The second layer to be formed on the above-described first layer is an electroplated layer of iron alone or Fe-Zn alloy containing more than 60% of Fe. The second layer is necessary for producing crystals of phosphophyllite (Zn2 Fe(PO4)2 4H2 O) in the stage of phosphate treatment prior to painting. The second layer contributes to the improvement of paint adhesion, especially to wet adhesion of paint film, and at the same time has an excellent effect in improving corrosion resistance after painting.

Following are the reasons why the second layer is restricted to electroplating of iron or Fe-Zn alloy with an Fe content greater than 60%.

As mentioned hereinbefore, the electroplating of Zn-Ni alloy is inferior in wet adhesion of paint film in the case of cathaphoretic painting which is most popular lately in the coating processes of automobile bodies. FIG. 2 shows the results of a test which was conducted to study wet adhesion, using specimens with second electroplated Fe-Zn layers of different Fe contents on the first electroplated Zn-Ni layers. It will be clear therefrom that the wet adhesion is unsatisfactory when the Fe content of the second electroplated layer is smaller than 13% and that the wet adhesion can be improved markedly with Fe contents greater than 28%. Referring to FIG. 3, there is shown the relationship between the Fe content of the second electroplated Fe-Zn layer and the corrosion resistance after cathaphoretic painting (in terms of increases in width of blister at cut portions). As seen therein, the coated layer shows good corrosion resistance with blistering of a smaller width at cross-cut portions when the Fe content is larger than 60% (or when the Zn content is smaller than 40%). The corrosion resistance is further enhanced as shown by the appearance blisters of smaller width when the Fe content is greater than 70% (i.e., when the Zn content is less than 30%), particularly in the range of Fe content of 70-90%. As seen in FIG. 3, the blistering width at the crosscut portions becomes minimum when the Fe content is about 80%.

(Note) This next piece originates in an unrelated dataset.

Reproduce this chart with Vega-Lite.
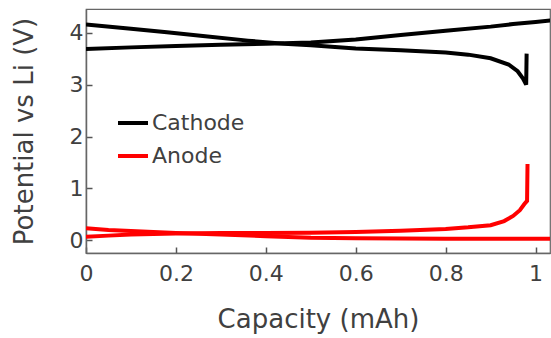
{
  "$schema": "https://vega.github.io/schema/vega-lite/v6.json",
  "width": 464,
  "height": 244,
  "autosize": {"type": "none"},
  "padding": {"left": 86, "top": 9, "right": 1, "bottom": 85},
  "background": "white",
  "config": {
    "view": {"stroke": "#666", "strokeWidth": 1.2},
    "font": "DejaVu Sans",
    "axis": {
      "grid": false,
      "labelFlush": false,
      "domainColor": "#666",
      "domainWidth": 1.5,
      "tickColor": "#555",
      "tickWidth": 1.5,
      "tickSize": -6,
      "labelFont": "DejaVu Sans",
      "labelFontSize": 22,
      "labelColor": "#404040",
      "titleFont": "DejaVu Sans",
      "titleFontSize": 26,
      "titleFontWeight": "normal",
      "titleColor": "#404040"
    }
  },
  "data": {
    "values": [
      {"e": "Cathode", "c": "charge", "x": 0.0, "y": 3.69},
      {"e": "Cathode", "c": "charge", "x": 0.1, "y": 3.72},
      {"e": "Cathode", "c": "charge", "x": 0.2, "y": 3.745},
      {"e": "Cathode", "c": "charge", "x": 0.3, "y": 3.77},
      {"e": "Cathode", "c": "charge", "x": 0.4, "y": 3.79},
      {"e": "Cathode", "c": "charge", "x": 0.5, "y": 3.815},
      {"e": "Cathode", "c": "charge", "x": 0.6, "y": 3.87},
      {"e": "Cathode", "c": "charge", "x": 0.7, "y": 3.96},
      {"e": "Cathode", "c": "charge", "x": 0.8, "y": 4.04},
      {"e": "Cathode", "c": "charge", "x": 0.9, "y": 4.12},
      {"e": "Cathode", "c": "charge", "x": 0.95, "y": 4.17},
      {"e": "Cathode", "c": "charge", "x": 1.0, "y": 4.21},
      {"e": "Cathode", "c": "charge", "x": 1.04, "y": 4.245},
      {"e": "Cathode", "c": "discharge", "x": 0.0, "y": 4.16},
      {"e": "Cathode", "c": "discharge", "x": 0.1, "y": 4.08},
      {"e": "Cathode", "c": "discharge", "x": 0.18, "y": 4.01},
      {"e": "Cathode", "c": "discharge", "x": 0.26, "y": 3.94},
      {"e": "Cathode", "c": "discharge", "x": 0.36, "y": 3.85},
      {"e": "Cathode", "c": "discharge", "x": 0.44, "y": 3.79},
      {"e": "Cathode", "c": "discharge", "x": 0.5, "y": 3.76},
      {"e": "Cathode", "c": "discharge", "x": 0.6, "y": 3.7},
      {"e": "Cathode", "c": "discharge", "x": 0.7, "y": 3.665},
      {"e": "Cathode", "c": "discharge", "x": 0.8, "y": 3.62},
      {"e": "Cathode", "c": "discharge", "x": 0.85, "y": 3.58},
      {"e": "Cathode", "c": "discharge", "x": 0.9, "y": 3.51},
      {"e": "Cathode", "c": "discharge", "x": 0.94, "y": 3.39},
      {"e": "Cathode", "c": "discharge", "x": 0.96, "y": 3.26},
      {"e": "Cathode", "c": "discharge", "x": 0.972, "y": 3.12},
      {"e": "Cathode", "c": "discharge", "x": 0.979, "y": 3.0},
      {"e": "Cathode", "c": "discharge", "x": 0.98, "y": 3.6},
      {"e": "Anode", "c": "charge", "x": 0.0, "y": 0.23},
      {"e": "Anode", "c": "charge", "x": 0.05, "y": 0.2},
      {"e": "Anode", "c": "charge", "x": 0.1, "y": 0.18},
      {"e": "Anode", "c": "charge", "x": 0.15, "y": 0.16},
      {"e": "Anode", "c": "charge", "x": 0.2, "y": 0.14},
      {"e": "Anode", "c": "charge", "x": 0.3, "y": 0.11},
      {"e": "Anode", "c": "charge", "x": 0.4, "y": 0.08},
      {"e": "Anode", "c": "charge", "x": 0.5, "y": 0.05},
      {"e": "Anode", "c": "charge", "x": 0.6, "y": 0.04},
      {"e": "Anode", "c": "charge", "x": 0.8, "y": 0.03},
      {"e": "Anode", "c": "charge", "x": 1.04, "y": 0.03},
      {"e": "Anode", "c": "discharge", "x": 0.0, "y": 0.07},
      {"e": "Anode", "c": "discharge", "x": 0.05, "y": 0.09},
      {"e": "Anode", "c": "discharge", "x": 0.1, "y": 0.11},
      {"e": "Anode", "c": "discharge", "x": 0.2, "y": 0.13},
      {"e": "Anode", "c": "discharge", "x": 0.3, "y": 0.14},
      {"e": "Anode", "c": "discharge", "x": 0.4, "y": 0.14},
      {"e": "Anode", "c": "discharge", "x": 0.5, "y": 0.145},
      {"e": "Anode", "c": "discharge", "x": 0.6, "y": 0.16},
      {"e": "Anode", "c": "discharge", "x": 0.7, "y": 0.185},
      {"e": "Anode", "c": "discharge", "x": 0.8, "y": 0.22},
      {"e": "Anode", "c": "discharge", "x": 0.85, "y": 0.25},
      {"e": "Anode", "c": "discharge", "x": 0.9, "y": 0.29},
      {"e": "Anode", "c": "discharge", "x": 0.93, "y": 0.37},
      {"e": "Anode", "c": "discharge", "x": 0.95, "y": 0.47},
      {"e": "Anode", "c": "discharge", "x": 0.965, "y": 0.58},
      {"e": "Anode", "c": "discharge", "x": 0.975, "y": 0.7},
      {"e": "Anode", "c": "discharge", "x": 0.981, "y": 0.76},
      {"e": "Anode", "c": "discharge", "x": 0.982, "y": 1.47}
    ]
  },
  "mark": {"type": "line", "strokeWidth": 4, "clip": true, "strokeCap": "butt"},
  "encoding": {
    "x": {
      "field": "x",
      "type": "quantitative",
      "scale": {"domain": [0, 1.032], "nice": false, "zero": false},
      "axis": {"values": [0, 0.2, 0.4, 0.6, 0.8, 1], "format": "~g", "title": "Capacity (mAh)", "labelPadding": 16, "titlePadding": 22}
    },
    "y": {
      "field": "y",
      "type": "quantitative",
      "scale": {"domain": [-0.245, 4.46], "nice": false, "zero": false},
      "axis": {"values": [0, 1, 2, 3, 4], "title": "Potential vs Li (V)", "labelPadding": 9, "titlePadding": 32}
    },
    "color": {
      "field": "e",
      "type": "nominal",
      "scale": {"domain": ["Cathode", "Anode"], "range": ["black", "red"]},
      "legend": {
        "title": null,
        "orient": "none",
        "legendX": 30,
        "legendY": 97,
        "symbolType": "stroke",
        "symbolSize": 900,
        "symbolStrokeWidth": 4,
        "labelFontSize": 22,
        "labelFont": "DejaVu Sans",
        "labelColor": "#404040",
        "labelOffset": 2,
        "rowPadding": 5
      }
    },
    "detail": {"field": "c", "type": "nominal"}
  }
}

Thus, the wet adhesion of paint film and the corrosion resistance after painting depend on the Fe content of the electroplated Fe-Zn layer, presumably for the following reasons. In the stage of phosphate (zinc-phosphate) treatment which is generally adopted prior to the paint coating process, crystals of hopesite (Zn3 (PO4)2 4H2 O) are produced on the pure Zn coating and Zn-Ni alloy plating, in contrast to phosphophyllite (Zn2 Fe(PO4)2 4H2 O) which is produced on cold rolled steel sheet in the phosphate treatment by dissolving iron of the substrate iron into the coated film. As known in the art, phosphophyllite is superior to hopeite in acid and alkali resistance. The diagram of FIG. 4 shows the relationship between the Fe content in the second electroplated Fe-Zn alloy layer and the fraction of phosphophyllite in the phosphate film. The fraction of phosphophyllite as expressed by the equation,

phosphophyllite fraction=IP /(IP +IH)

in which Ip and IH are diffraction intensities on plane (100) of phosphophyllite (Zn2 Fe(PO4)2.4H2 O) and on plane (020) of hopeite (Zn3 (PO4)2.4H2 O) in X-ray diffraction. In the phosphate treatment of the electroplated Fe-Zn alloy layer, hopeite alone is produced in a case where the Fe content is smaller than 25%, and phosphopyllite is produced along with hopeite in a case where the Fe content is greater than 25%, the proportion of phosphophyllite becoming larger in response to increases in the Fe content of the electroplated Fe-Zn alloy layer as seen in FIG. 4. More specifically, the proportion of phosphophyllite reaches a high level with an Fe content greater than 60% (namely, with an Zn content smaller than 40%), and a higher level with an Fe content greater than 70%, marking the maximum level at the Fe content of 80%. Besides, at the 80% Fe content, the crystals of the coated phosphate film take the form of fine blocks which are very akin to the crystals on the cold rolled steel sheets. If the steel sheet which has been treated with phosphate is immersed in warm water subsequent to a painting process said process including cathaphoretic painting, surfacer coating and top coating, the water which reaches the phosphate film after permeation through the paint film exhibits alkalinity because of the unreacted components which remain in the cathaphoretic painting film. Therefore, the phosphate film with a large proportion of phosphophyllite which has high alkali resistance is considered to be less soluble in the permeated water, ensuring a higher wet adhesion as compared with a phosphate film which is smaller in the proportion of phosphophyllite. In addition, the phosphate film having a larger proportion of phosphophyllite is more resistive to acidic and alkaline corrosive products which appear in a corrosion test like salt spray test, so that it reduces the blistering of the paint film, thereby improving the corrosion resistance after painting as well.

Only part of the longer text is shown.